The Washington Post celebrated Netanyahu’s election with an editorial “Israel’s step backwards.”
ISRAEL’S ELECTION last week propelled the country back in time to a political era when the parliament was sharply divided between parties that favored or opposed a two-state settlement with Palestinians. As in the 1980s, the right has the upper hand: Likud party leader Binyamin Netanyahu appears to have the best chance to become prime minister, even though his party finished second behind the centrist Kadima. Americans who remember Mr. Netanyahu’s last stint as prime minister in the 1990s — and there are several in the Obama administration who were working on Mideast policy then — have to be concerned that he would repeat his strategy of seeking to delay or undermine all peace negotiations with the Palestinians. He might also press for Israeli or American military action against Iran, and he has promised to “topple” and “uproot” Hamas from the Gaza Strip.
The 1990’s, as I recall, was a time when Arafat said many of the right things to the Americans and the international media while fomenting terror against Israel. He was falsely hailed as a peacemaker as he sought and won recognition for a change that he never rmade. Netanyahu didn’t buy that act. If hesitating to give into an unrepentant terrorist is “undermin[ing] all peace negotiations” those negotiations were doomed to failure. Still for all the fears expressed by the Post’s editors in this editorial, they were still somewhat amazed that President Obama apparently accepted their advice.
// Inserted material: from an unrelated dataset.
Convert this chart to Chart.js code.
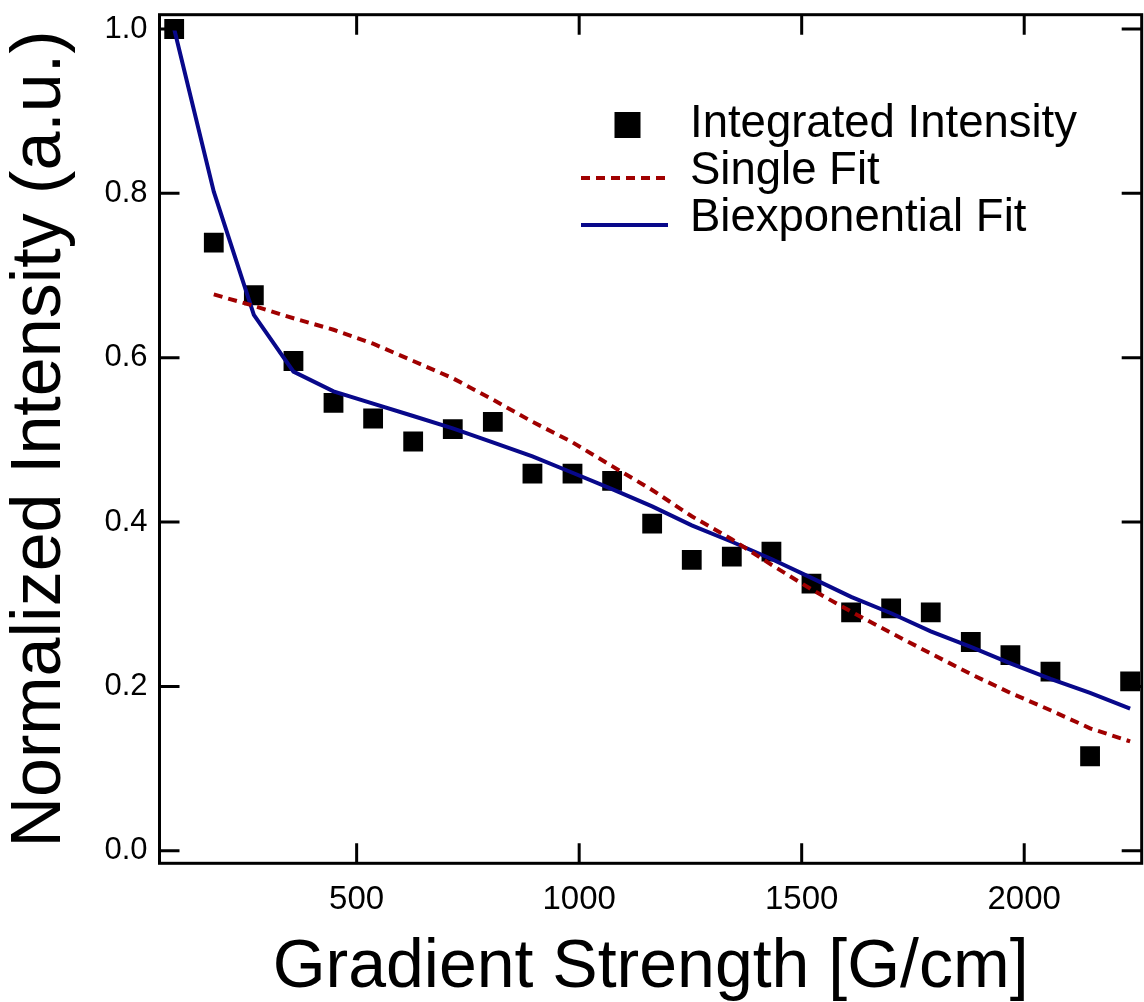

Later they observed that the President was only “Tough on Israel.”
ONE OF THE MORE striking results of the Obama administration’s first six months is that only one country has worse relations with the United States than it did in January: Israel. The new administration has pushed a reset button with Russia and sent new ambassadors to Syria and Venezuela; it has offered olive branches to Cuba and Burma. But for nearly three months it has been locked in a public confrontation with Israel over Jewish housing construction in Jerusalem and the West Bank. To a less visible extent, the two governments also have differed over policy toward Iran.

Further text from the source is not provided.